EXERCISE INSTRUCTIONS
Copy nothing but the part that opens with the line containing "Emit a component" and closes with the line containing "const yTicks = [-10, 0, 10, 20, 30, 40, 50, 60];". Do not include pictures.

+-------+

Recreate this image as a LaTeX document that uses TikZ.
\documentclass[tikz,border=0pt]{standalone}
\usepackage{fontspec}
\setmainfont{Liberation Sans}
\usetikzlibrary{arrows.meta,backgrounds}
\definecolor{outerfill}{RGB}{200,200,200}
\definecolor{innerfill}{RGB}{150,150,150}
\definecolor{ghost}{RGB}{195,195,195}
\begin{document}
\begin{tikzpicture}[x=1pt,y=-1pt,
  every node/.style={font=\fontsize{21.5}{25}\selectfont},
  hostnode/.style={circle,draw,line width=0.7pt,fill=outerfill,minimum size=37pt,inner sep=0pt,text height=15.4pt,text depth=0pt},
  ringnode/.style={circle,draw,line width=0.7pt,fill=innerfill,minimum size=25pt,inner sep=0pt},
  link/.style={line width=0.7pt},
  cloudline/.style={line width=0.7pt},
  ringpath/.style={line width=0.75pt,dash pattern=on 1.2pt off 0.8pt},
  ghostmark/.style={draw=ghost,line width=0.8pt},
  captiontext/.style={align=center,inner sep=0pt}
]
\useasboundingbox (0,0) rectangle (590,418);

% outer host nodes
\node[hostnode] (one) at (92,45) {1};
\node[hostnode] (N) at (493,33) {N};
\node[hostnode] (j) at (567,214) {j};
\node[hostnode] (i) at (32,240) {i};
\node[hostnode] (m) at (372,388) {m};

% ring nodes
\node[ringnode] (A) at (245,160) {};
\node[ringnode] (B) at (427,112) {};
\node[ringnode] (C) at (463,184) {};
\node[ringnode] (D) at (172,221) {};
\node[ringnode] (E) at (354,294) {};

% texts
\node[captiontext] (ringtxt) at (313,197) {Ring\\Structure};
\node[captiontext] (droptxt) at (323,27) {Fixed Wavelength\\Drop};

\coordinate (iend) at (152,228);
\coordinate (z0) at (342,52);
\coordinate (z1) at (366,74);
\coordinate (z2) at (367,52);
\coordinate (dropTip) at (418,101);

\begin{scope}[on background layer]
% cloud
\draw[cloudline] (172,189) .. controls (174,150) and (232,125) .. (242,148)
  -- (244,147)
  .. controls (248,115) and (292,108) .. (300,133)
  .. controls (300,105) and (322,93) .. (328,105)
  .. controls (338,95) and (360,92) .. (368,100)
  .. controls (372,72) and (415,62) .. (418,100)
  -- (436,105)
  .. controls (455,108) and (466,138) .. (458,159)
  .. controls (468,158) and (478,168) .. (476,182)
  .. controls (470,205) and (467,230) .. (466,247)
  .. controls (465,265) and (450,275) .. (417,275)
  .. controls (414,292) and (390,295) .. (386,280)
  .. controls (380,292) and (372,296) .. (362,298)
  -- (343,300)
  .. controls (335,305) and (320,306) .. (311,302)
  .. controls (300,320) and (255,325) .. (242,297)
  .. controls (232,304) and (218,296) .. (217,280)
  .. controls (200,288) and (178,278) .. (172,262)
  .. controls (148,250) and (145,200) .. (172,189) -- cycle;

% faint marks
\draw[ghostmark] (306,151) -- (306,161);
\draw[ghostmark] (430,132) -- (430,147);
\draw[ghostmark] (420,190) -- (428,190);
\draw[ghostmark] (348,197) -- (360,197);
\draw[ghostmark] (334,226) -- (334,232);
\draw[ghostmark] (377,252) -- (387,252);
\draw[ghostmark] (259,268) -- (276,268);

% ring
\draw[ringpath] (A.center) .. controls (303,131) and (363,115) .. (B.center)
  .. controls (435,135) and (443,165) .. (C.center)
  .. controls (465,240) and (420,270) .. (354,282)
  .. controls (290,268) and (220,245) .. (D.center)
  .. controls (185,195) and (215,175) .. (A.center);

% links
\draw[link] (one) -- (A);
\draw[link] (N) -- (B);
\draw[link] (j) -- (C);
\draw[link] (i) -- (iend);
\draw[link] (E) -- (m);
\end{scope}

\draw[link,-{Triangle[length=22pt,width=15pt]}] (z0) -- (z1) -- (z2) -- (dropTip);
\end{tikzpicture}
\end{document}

+-------+

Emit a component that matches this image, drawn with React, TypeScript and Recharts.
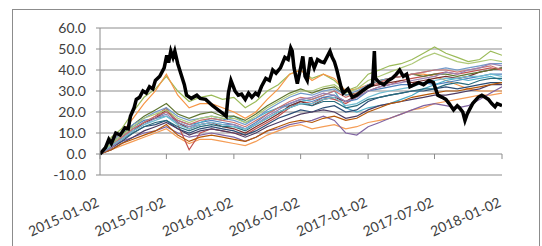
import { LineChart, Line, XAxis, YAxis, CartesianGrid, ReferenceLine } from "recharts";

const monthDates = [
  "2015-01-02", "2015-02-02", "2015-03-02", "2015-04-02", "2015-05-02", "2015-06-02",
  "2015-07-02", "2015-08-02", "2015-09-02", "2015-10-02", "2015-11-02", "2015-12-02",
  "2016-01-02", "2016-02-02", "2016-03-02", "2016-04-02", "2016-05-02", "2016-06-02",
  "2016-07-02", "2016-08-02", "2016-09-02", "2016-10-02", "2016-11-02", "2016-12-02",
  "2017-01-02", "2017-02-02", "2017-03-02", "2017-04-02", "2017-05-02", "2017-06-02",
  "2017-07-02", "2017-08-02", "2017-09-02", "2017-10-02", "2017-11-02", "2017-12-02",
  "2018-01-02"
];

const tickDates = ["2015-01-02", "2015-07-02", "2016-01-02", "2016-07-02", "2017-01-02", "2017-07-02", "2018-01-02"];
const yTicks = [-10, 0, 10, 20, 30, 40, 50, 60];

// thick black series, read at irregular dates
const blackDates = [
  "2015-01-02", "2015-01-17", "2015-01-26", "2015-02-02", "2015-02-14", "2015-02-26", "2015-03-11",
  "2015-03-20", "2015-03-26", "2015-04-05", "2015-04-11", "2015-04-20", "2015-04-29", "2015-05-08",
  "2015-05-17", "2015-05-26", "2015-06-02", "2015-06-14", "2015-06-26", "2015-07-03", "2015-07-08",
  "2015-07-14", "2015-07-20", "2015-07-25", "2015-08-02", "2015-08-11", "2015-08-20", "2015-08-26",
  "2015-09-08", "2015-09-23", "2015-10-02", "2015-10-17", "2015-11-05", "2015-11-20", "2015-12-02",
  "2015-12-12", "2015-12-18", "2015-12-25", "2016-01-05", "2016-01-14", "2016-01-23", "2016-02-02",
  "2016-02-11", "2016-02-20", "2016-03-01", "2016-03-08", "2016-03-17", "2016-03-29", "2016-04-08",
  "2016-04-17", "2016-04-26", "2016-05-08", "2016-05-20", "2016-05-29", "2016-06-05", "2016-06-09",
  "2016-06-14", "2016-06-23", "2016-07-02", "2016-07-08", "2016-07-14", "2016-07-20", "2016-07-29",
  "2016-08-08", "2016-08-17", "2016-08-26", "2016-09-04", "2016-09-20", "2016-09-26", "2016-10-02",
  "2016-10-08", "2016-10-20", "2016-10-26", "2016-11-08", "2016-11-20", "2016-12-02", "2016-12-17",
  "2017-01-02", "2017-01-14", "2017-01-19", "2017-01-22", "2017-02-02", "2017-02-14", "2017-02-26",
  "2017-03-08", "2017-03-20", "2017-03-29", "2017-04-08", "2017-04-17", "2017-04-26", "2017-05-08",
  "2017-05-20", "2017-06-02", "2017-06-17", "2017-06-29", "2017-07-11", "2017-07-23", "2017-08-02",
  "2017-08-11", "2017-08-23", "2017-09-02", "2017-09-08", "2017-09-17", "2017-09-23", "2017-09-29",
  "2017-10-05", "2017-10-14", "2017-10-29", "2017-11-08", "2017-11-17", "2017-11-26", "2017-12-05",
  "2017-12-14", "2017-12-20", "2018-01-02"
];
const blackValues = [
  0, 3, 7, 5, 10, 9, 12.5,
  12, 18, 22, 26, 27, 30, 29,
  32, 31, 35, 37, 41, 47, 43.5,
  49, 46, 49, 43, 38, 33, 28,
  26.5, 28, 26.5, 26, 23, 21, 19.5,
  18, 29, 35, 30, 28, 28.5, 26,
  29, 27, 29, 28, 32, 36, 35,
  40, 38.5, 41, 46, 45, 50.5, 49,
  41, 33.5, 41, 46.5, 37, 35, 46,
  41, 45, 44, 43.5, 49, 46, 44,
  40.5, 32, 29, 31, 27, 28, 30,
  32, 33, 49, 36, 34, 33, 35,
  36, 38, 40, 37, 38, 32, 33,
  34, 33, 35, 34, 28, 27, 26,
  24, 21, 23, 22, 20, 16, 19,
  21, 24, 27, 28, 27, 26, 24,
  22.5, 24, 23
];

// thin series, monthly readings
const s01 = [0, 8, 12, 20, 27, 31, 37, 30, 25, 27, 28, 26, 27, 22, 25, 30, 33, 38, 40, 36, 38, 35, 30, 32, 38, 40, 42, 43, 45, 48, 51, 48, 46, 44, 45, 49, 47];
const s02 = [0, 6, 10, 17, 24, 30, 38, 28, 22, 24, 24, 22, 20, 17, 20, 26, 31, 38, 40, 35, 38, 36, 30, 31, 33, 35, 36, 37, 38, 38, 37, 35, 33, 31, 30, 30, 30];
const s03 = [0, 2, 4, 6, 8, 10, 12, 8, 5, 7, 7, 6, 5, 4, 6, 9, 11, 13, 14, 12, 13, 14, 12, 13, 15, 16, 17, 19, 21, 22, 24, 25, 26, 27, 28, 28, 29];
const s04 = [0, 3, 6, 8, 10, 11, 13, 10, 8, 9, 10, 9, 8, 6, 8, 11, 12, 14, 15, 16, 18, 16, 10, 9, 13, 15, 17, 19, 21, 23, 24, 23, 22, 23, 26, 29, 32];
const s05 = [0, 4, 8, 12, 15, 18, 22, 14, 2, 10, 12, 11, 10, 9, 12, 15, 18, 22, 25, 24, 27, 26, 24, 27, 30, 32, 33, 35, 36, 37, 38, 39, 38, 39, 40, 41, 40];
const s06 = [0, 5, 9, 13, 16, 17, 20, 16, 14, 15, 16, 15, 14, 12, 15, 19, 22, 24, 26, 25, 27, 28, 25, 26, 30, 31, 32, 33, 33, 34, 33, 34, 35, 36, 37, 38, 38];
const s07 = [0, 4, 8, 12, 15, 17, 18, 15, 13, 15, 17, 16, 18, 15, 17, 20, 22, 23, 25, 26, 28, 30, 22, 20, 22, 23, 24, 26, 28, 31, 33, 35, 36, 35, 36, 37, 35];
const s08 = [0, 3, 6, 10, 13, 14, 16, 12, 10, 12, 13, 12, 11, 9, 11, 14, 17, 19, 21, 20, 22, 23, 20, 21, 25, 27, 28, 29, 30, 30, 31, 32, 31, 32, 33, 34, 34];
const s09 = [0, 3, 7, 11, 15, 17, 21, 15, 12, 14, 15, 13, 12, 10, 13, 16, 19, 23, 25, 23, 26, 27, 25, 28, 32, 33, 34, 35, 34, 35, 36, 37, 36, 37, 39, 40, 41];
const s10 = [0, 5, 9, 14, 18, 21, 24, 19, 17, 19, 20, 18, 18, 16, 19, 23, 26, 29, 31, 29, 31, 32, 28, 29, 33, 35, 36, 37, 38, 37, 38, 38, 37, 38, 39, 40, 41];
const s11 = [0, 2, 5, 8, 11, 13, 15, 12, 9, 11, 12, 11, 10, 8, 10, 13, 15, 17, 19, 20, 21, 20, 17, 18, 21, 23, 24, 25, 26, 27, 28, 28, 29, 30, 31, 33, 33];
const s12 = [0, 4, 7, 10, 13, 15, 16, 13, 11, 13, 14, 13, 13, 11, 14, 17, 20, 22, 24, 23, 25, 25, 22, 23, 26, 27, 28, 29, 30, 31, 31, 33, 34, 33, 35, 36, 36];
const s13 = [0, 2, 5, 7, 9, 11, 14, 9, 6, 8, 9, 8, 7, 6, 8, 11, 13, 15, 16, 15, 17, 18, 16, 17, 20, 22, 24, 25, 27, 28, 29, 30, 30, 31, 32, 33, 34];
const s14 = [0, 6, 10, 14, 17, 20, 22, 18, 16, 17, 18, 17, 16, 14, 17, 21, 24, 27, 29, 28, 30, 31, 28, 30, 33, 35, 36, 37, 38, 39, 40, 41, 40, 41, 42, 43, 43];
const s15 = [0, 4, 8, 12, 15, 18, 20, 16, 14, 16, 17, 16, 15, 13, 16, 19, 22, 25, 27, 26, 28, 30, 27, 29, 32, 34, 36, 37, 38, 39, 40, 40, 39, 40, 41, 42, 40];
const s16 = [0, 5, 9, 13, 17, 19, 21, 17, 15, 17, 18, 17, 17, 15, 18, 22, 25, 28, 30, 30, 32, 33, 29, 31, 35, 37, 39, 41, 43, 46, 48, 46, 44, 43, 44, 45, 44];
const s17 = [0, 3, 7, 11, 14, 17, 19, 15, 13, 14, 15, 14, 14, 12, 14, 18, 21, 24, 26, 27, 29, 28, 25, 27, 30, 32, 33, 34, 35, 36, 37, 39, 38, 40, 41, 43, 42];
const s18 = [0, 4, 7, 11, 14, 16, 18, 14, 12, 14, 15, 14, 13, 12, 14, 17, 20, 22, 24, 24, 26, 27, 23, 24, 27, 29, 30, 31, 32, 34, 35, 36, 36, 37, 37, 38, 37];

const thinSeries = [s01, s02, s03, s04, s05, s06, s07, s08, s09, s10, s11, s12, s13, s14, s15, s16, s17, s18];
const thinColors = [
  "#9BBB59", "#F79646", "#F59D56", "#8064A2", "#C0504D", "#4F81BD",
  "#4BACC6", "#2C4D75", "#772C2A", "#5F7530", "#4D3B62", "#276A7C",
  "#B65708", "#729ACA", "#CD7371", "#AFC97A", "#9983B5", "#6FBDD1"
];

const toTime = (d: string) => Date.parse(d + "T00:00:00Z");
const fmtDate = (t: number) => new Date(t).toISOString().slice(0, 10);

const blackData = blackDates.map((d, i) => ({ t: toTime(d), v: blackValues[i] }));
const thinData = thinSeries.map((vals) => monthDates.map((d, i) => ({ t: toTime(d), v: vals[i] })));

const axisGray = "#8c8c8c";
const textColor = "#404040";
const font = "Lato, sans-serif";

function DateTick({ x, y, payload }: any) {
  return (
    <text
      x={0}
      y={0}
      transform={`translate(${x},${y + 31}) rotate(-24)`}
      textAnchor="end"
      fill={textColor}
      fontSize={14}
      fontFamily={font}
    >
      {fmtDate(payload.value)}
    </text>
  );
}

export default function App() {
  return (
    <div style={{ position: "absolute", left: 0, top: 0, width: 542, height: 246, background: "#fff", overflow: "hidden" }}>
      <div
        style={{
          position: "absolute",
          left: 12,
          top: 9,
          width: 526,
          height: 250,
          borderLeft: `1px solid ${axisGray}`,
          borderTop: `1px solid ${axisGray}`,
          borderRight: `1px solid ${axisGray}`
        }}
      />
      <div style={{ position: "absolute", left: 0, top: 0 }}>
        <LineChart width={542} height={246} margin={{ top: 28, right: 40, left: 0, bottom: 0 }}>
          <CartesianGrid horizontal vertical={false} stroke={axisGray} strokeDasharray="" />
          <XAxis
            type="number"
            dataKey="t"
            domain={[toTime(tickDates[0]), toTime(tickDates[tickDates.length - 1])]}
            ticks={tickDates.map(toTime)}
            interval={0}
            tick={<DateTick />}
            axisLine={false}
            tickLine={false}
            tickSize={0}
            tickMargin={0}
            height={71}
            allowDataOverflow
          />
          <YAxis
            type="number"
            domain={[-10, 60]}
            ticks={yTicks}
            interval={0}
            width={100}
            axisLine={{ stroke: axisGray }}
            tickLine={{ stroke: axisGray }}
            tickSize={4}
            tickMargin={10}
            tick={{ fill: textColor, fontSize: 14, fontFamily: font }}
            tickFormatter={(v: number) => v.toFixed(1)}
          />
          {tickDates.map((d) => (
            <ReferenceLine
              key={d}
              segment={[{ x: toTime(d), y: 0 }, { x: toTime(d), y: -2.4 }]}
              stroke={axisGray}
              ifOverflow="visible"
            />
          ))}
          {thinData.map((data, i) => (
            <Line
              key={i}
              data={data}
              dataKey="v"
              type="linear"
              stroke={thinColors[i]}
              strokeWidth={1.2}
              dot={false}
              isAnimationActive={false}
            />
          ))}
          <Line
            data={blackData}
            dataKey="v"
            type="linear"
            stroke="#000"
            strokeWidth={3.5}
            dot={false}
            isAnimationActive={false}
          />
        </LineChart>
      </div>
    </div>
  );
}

+-------+

WRITTEN SOLUTION
Emit a component that matches this image, drawn with React, TypeScript and Recharts.
import { LineChart, Line, XAxis, YAxis, CartesianGrid, ReferenceLine } from "recharts";

const monthDates = [
  "2015-01-02", "2015-02-02", "2015-03-02", "2015-04-02", "2015-05-02", "2015-06-02",
  "2015-07-02", "2015-08-02", "2015-09-02", "2015-10-02", "2015-11-02", "2015-12-02",
  "2016-01-02", "2016-02-02", "2016-03-02", "2016-04-02", "2016-05-02", "2016-06-02",
  "2016-07-02", "2016-08-02", "2016-09-02", "2016-10-02", "2016-11-02", "2016-12-02",
  "2017-01-02", "2017-02-02", "2017-03-02", "2017-04-02", "2017-05-02", "2017-06-02",
  "2017-07-02", "2017-08-02", "2017-09-02", "2017-10-02", "2017-11-02", "2017-12-02",
  "2018-01-02"
];

const tickDates = ["2015-01-02", "2015-07-02", "2016-01-02", "2016-07-02", "2017-01-02", "2017-07-02", "2018-01-02"];
const yTicks = [-10, 0, 10, 20, 30, 40, 50, 60];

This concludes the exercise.